# [Dataset extract]
[start]
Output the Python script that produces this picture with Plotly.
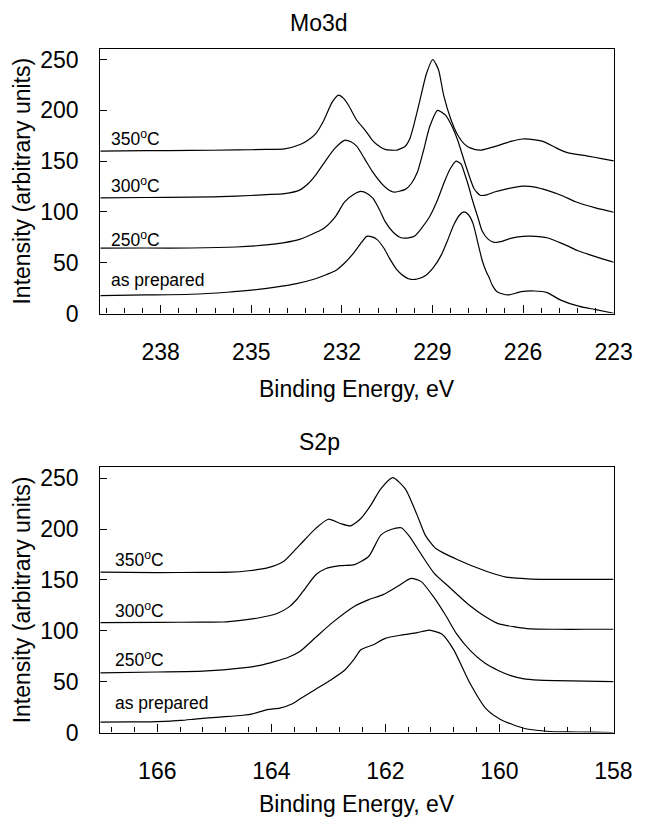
import plotly.graph_objects as go

# ---------------- Mo3d data (binding energy eV, intensity) ----------------
mo_as_x = [240.0, 238.5, 237.0, 235.8, 235.0, 234.2, 233.5, 232.9, 232.5, 232.2, 231.9, 231.64, 231.35,
           231.18, 231.0, 230.84, 230.6, 230.44, 230.2, 230.04, 229.77, 229.5, 229.2, 228.96, 228.7, 228.5,
           228.3, 228.1, 227.95, 227.8, 227.65, 227.5, 227.35, 227.2, 227.13, 227.02, 226.86, 226.7, 226.49,
           226.06, 225.63, 225.2, 224.77, 224.13, 223.59, 223.0]
mo_as_y = [17.7, 18.3, 19.0, 21.0, 23.0, 26.0, 29.5, 34.0, 38.5, 42.4, 50.0, 58.5, 70.0,
           76.0, 75.5, 73.0, 64.0, 55.3, 44.0, 39.0, 34.0, 34.0, 38.0, 45.6, 58.0, 72.0,
           87.0, 97.0, 100.0, 97.0, 88.0, 70.0, 52.0, 40.0, 36.0, 28.0, 21.5, 19.5, 18.3,
           21.5, 22.2, 20.6, 13.5, 7.0, 3.9, 0.3]

mo_250_x = [240.0, 238.5, 237.0, 235.5, 234.5, 233.9, 233.4, 232.85, 232.58, 232.2, 231.91, 231.6, 231.37,
            231.15, 230.97, 230.75, 230.57, 230.3, 230.04, 229.8, 229.6, 229.36, 229.1, 228.83, 228.6, 228.42,
            228.22, 228.05, 227.95, 227.8, 227.69, 227.5, 227.35, 227.15, 226.95, 226.7, 226.41, 226.0, 225.74,
            225.4, 225.2, 224.8, 224.53, 224.2, 223.86, 223.4, 223.0]
mo_250_y = [64.3, 64.5, 64.5, 65.5, 67.5, 69.8, 73.0, 80.0, 84.3, 96.0, 110.0, 117.5, 120.3,
            118.0, 113.3, 102.0, 90.7, 80.0, 74.6, 74.5, 76.0, 84.0, 95.0, 112.0, 130.0, 142.0,
            150.0, 147.0, 139.0, 125.0, 113.0, 95.0, 81.0, 73.0, 70.0, 71.0, 74.0, 76.0, 76.2,
            75.5, 74.6, 70.0, 66.6, 62.0, 58.5, 54.0, 50.5]

mo_300_x = [240.0, 238.5, 237.0, 235.5, 234.5, 233.9, 233.4, 233.12, 232.85, 232.58, 232.25, 231.91, 231.7,
            231.51, 231.24, 230.97, 230.57, 230.3, 229.9, 229.7, 229.5, 229.3, 229.09, 228.83, 228.56, 228.35,
            228.17, 227.89, 227.62, 227.42, 227.2, 226.95, 226.5, 226.01, 225.6, 225.2, 224.7, 224.26, 223.6,
            223.0]
mo_300_y = [113.9, 114.2, 114.5, 115.5, 117.0, 118.0, 121.5, 127.7, 137.0, 148.6, 162.0, 170.5, 169.0,
            164.7, 152.0, 139.0, 124.5, 119.6, 122.2, 128.0, 139.0, 160.0, 184.0, 200.0, 195.0, 184.0,
            171.0, 145.0, 122.8, 116.4, 116.8, 119.6, 123.0, 125.4, 124.5, 121.2, 116.0, 110.0, 104.0,
            99.7]

mo_350_x = [240.0, 238.5, 237.0, 235.5, 234.5, 233.9, 233.38, 233.1, 232.85, 232.6, 232.32, 232.11, 231.95,
            231.78, 231.5, 231.24, 231.0, 230.84, 230.57, 230.17, 229.9, 229.75, 229.63, 229.43, 229.2, 228.99,
            228.8, 228.63, 228.4, 228.17, 227.95, 227.75, 227.42, 227.1, 226.81, 226.4, 226.01, 225.6, 225.34,
            224.9, 224.53, 223.86, 223.4, 223.0]
mo_350_y = [159.9, 160.3, 160.5, 161.0, 161.5, 162.1, 166.3, 171.0, 177.6, 190.0, 208.0, 215.0, 212.0,
            205.0, 190.0, 180.8, 171.0, 166.3, 161.5, 160.9, 164.7, 172.0, 184.0, 208.0, 236.0, 250.0,
            240.0, 215.0, 192.0, 176.0, 167.0, 163.0, 160.8, 163.0, 165.5, 169.5, 171.8, 171.0, 169.5,
            163.0, 158.3, 155.0, 152.5, 150.2]

# ---------------- S2p data ----------------
s_as_x = [167.0, 166.5, 166.0, 165.58, 165.3, 164.9, 164.5, 164.33, 164.07, 163.85, 163.64, 163.5, 163.22,
          162.95, 162.72, 162.55, 162.43, 162.22, 162.0, 161.72, 161.44, 161.23, 161.01, 160.8, 160.52, 160.23,
          159.98, 159.59, 159.17, 158.81, 158.4, 158.0]
s_as_y = [10.3, 10.5, 10.8, 11.9, 13.5, 15.2, 17.0, 18.4, 22.6, 24.0, 28.0, 33.0, 42.6,
          52.0, 61.0, 72.0, 81.3, 86.1, 92.6, 95.8, 98.1, 100.6, 96.8, 81.3, 49.0, 23.2,
          12.9, 4.5, 1.3, 0.6, 0.5, 0.0]

s_250_x = [167.0, 166.0, 165.2, 164.5, 164.2, 163.93, 163.7, 163.5, 163.22, 162.93, 162.54, 162.29, 162.04,
           161.79, 161.55, 161.37, 161.15, 160.94, 160.75, 160.5, 160.25, 160.02, 159.8, 159.59, 159.31,
           159.0, 158.5, 158.0]
s_250_y = [58.7, 59.5, 60.3, 63.5, 66.0, 70.0, 74.0, 79.6, 93.6, 108.0, 124.2, 130.6, 135.5,
           143.5, 151.5, 148.3, 133.0, 115.0, 97.0, 80.0, 68.0, 61.0, 56.0, 53.0, 51.5,
           51.0, 50.5, 50.0]

s_300_x = [167.0, 166.0, 165.2, 164.85, 164.5, 164.21, 163.9, 163.7, 163.55, 163.4, 163.22, 163.05, 162.79,
           162.54, 162.29, 162.08, 161.9, 161.72, 161.58, 161.37, 161.15, 160.87, 160.52, 160.25, 160.02,
           159.75, 159.52, 159.0, 158.5, 158.0]
s_300_y = [108.0, 108.3, 108.5, 108.6, 110.5, 112.8, 117.0, 123.0, 131.0, 142.0, 155.0, 161.0, 164.0,
           165.0, 173.2, 194.0, 199.5, 201.2, 193.0, 175.0, 157.0, 142.5, 124.8, 114.0, 107.0,
           104.0, 102.2, 101.5, 101.5, 101.5]

s_350_x = [167.0, 166.0, 165.2, 164.71, 164.4, 164.07, 163.78, 163.5, 163.22, 163.0, 162.79, 162.61, 162.43,
           162.26, 162.08, 161.87, 161.65, 161.44, 161.3, 161.12, 160.73, 160.23, 159.88, 159.5, 159.17,
           158.5, 158.0]
s_350_y = [157.6, 157.2, 157.4, 157.6, 159.0, 161.8, 168.3, 184.4, 200.6, 209.6, 205.4, 203.1, 210.3,
           223.0, 239.5, 250.5, 239.5, 213.4, 194.0, 181.1, 169.8, 158.5, 152.7, 151.0, 150.5,
           150.5, 150.5]

series_labels = ["as prepared", "250<sup>o</sup>C", "300<sup>o</sup>C", "350<sup>o</sup>C"]
mo_label_y = [21.0, 60.6, 113.7, 160.3]
s_label_y = [17.0, 59.2, 107.5, 157.4]
panel_titles = ["Mo3d", "S2p"]
x_title = "Binding Energy, eV"
y_title = "Intensity (arbitrary units)"

FONT = "Liberation Sans, Arial, Helvetica, sans-serif"
W, H = 654, 830

fig = go.Figure()
mo_sets = [(mo_as_x, mo_as_y), (mo_250_x, mo_250_y), (mo_300_x, mo_300_y), (mo_350_x, mo_350_y)]
s_sets = [(s_as_x, s_as_y), (s_250_x, s_250_y), (s_300_x, s_300_y), (s_350_x, s_350_y)]
for xs, ys in mo_sets:
    fig.add_trace(go.Scatter(x=xs, y=ys, mode="lines", xaxis="x", yaxis="y",
                             line=dict(color="black", width=1.2, shape="spline", smoothing=0.6),
                             hoverinfo="skip"))
for xs, ys in s_sets:
    fig.add_trace(go.Scatter(x=xs, y=ys, mode="lines", xaxis="x2", yaxis="y2",
                             line=dict(color="black", width=1.2, shape="spline", smoothing=0.6),
                             hoverinfo="skip"))

left_px, right_px = 103.3, 632.3
xdom = [left_px / W, right_px / W]
top_dom = [(H - 317.3) / H, (H - 47.7) / H]
bot_dom = [(H - 744.0) / H, (H - 474.0) / H]


def xax(dom_anchor, rng, t0, dt, mdt):
    return dict(domain=xdom, anchor=dom_anchor, range=rng, tickmode="linear", tick0=t0, dtick=dt,
                ticks="inside", ticklen=8, tickwidth=1, tickcolor="black",
                showline=True, linecolor="black", linewidth=1.2, mirror=True,
                showgrid=False, zeroline=False,
                tickfont=dict(family=FONT, size=23, color="black"), ticklabelstandoff=18,
                minor=dict(tick0=t0, dtick=mdt, ticks="inside", ticklen=5, tickwidth=1, tickcolor="black",
                           showgrid=False))


def yax(dom, anchor):
    return dict(domain=dom, anchor=anchor, range=[0, 260.5], tickmode="linear", tick0=0, dtick=50,
                ticks="inside", ticklen=7, tickwidth=1, tickcolor="black",
                showline=True, linecolor="black", linewidth=1.2, mirror=True,
                showgrid=False, zeroline=False,
                tickfont=dict(family=FONT, size=23, color="black"), ticklabelstandoff=16)


fig.update_layout(
    width=W, height=H, margin=dict(l=0, r=0, t=0, b=0),
    paper_bgcolor="white", plot_bgcolor="white", showlegend=False,
    font=dict(family=FONT, color="black"),
    xaxis=xax("y", [240, 222.99], 238, 3, 0.6),
    yaxis=yax(top_dom, "x"),
    xaxis2=xax("y2", [167, 157.99], 166, 2, 0.4),
    yaxis2=yax(bot_dom, "x2"),
)

ann = []
for lab, yv in zip(series_labels, mo_label_y):
    ann.append(dict(x=239.72, y=yv, xref="x", yref="y", text=lab, showarrow=False,
                    xanchor="left", yanchor="bottom", font=dict(family=FONT, size=17.5, color="black")))
for lab, yv in zip(series_labels, s_label_y):
    ann.append(dict(x=166.78, y=yv, xref="x2", yref="y2", text=lab, showarrow=False,
                    xanchor="left", yanchor="bottom", font=dict(family=FONT, size=17.5, color="black")))
for t, ypx in zip(panel_titles, [21.7, 448.0]):
    ann.append(dict(x=329 / W, y=(H - ypx) / H, xref="paper", yref="paper", text=t, showarrow=False,
                    xanchor="center", yanchor="middle", font=dict(family=FONT, size=23, color="black")))
for ypx in [394.0, 817.0]:
    ann.append(dict(x=(left_px + right_px) / 2 / W, y=(H - ypx) / H, xref="paper", yref="paper",
                    text=x_title, showarrow=False, xanchor="center", yanchor="middle",
                    font=dict(family=FONT, size=23, color="black")))
for ypx in [182.5, 609.0]:
    ann.append(dict(x=23 / W, y=(H - ypx) / H, xref="paper", yref="paper", text=y_title,
                    textangle=-90, showarrow=False, xanchor="center", yanchor="middle",
                    font=dict(family=FONT, size=23, color="black")))
fig.update_layout(annotations=ann)

fig.write_html("out.html")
[end]
# [To do]
Starting at the first line of the material, output exactly the lines up to and including the one with "75.5, 74.6, 70.0, 66.6, 62.0, 58.5, 54.0, 50.5]". Do not include the pictures.

# [Expected answer]
Output the Python script that produces this picture with Plotly.
import plotly.graph_objects as go

# ---------------- Mo3d data (binding energy eV, intensity) ----------------
mo_as_x = [240.0, 238.5, 237.0, 235.8, 235.0, 234.2, 233.5, 232.9, 232.5, 232.2, 231.9, 231.64, 231.35,
           231.18, 231.0, 230.84, 230.6, 230.44, 230.2, 230.04, 229.77, 229.5, 229.2, 228.96, 228.7, 228.5,
           228.3, 228.1, 227.95, 227.8, 227.65, 227.5, 227.35, 227.2, 227.13, 227.02, 226.86, 226.7, 226.49,
           226.06, 225.63, 225.2, 224.77, 224.13, 223.59, 223.0]
mo_as_y = [17.7, 18.3, 19.0, 21.0, 23.0, 26.0, 29.5, 34.0, 38.5, 42.4, 50.0, 58.5, 70.0,
           76.0, 75.5, 73.0, 64.0, 55.3, 44.0, 39.0, 34.0, 34.0, 38.0, 45.6, 58.0, 72.0,
           87.0, 97.0, 100.0, 97.0, 88.0, 70.0, 52.0, 40.0, 36.0, 28.0, 21.5, 19.5, 18.3,
           21.5, 22.2, 20.6, 13.5, 7.0, 3.9, 0.3]

mo_250_x = [240.0, 238.5, 237.0, 235.5, 234.5, 233.9, 233.4, 232.85, 232.58, 232.2, 231.91, 231.6, 231.37,
            231.15, 230.97, 230.75, 230.57, 230.3, 230.04, 229.8, 229.6, 229.36, 229.1, 228.83, 228.6, 228.42,
            228.22, 228.05, 227.95, 227.8, 227.69, 227.5, 227.35, 227.15, 226.95, 226.7, 226.41, 226.0, 225.74,
            225.4, 225.2, 224.8, 224.53, 224.2, 223.86, 223.4, 223.0]
mo_250_y = [64.3, 64.5, 64.5, 65.5, 67.5, 69.8, 73.0, 80.0, 84.3, 96.0, 110.0, 117.5, 120.3,
            118.0, 113.3, 102.0, 90.7, 80.0, 74.6, 74.5, 76.0, 84.0, 95.0, 112.0, 130.0, 142.0,
            150.0, 147.0, 139.0, 125.0, 113.0, 95.0, 81.0, 73.0, 70.0, 71.0, 74.0, 76.0, 76.2,
            75.5, 74.6, 70.0, 66.6, 62.0, 58.5, 54.0, 50.5]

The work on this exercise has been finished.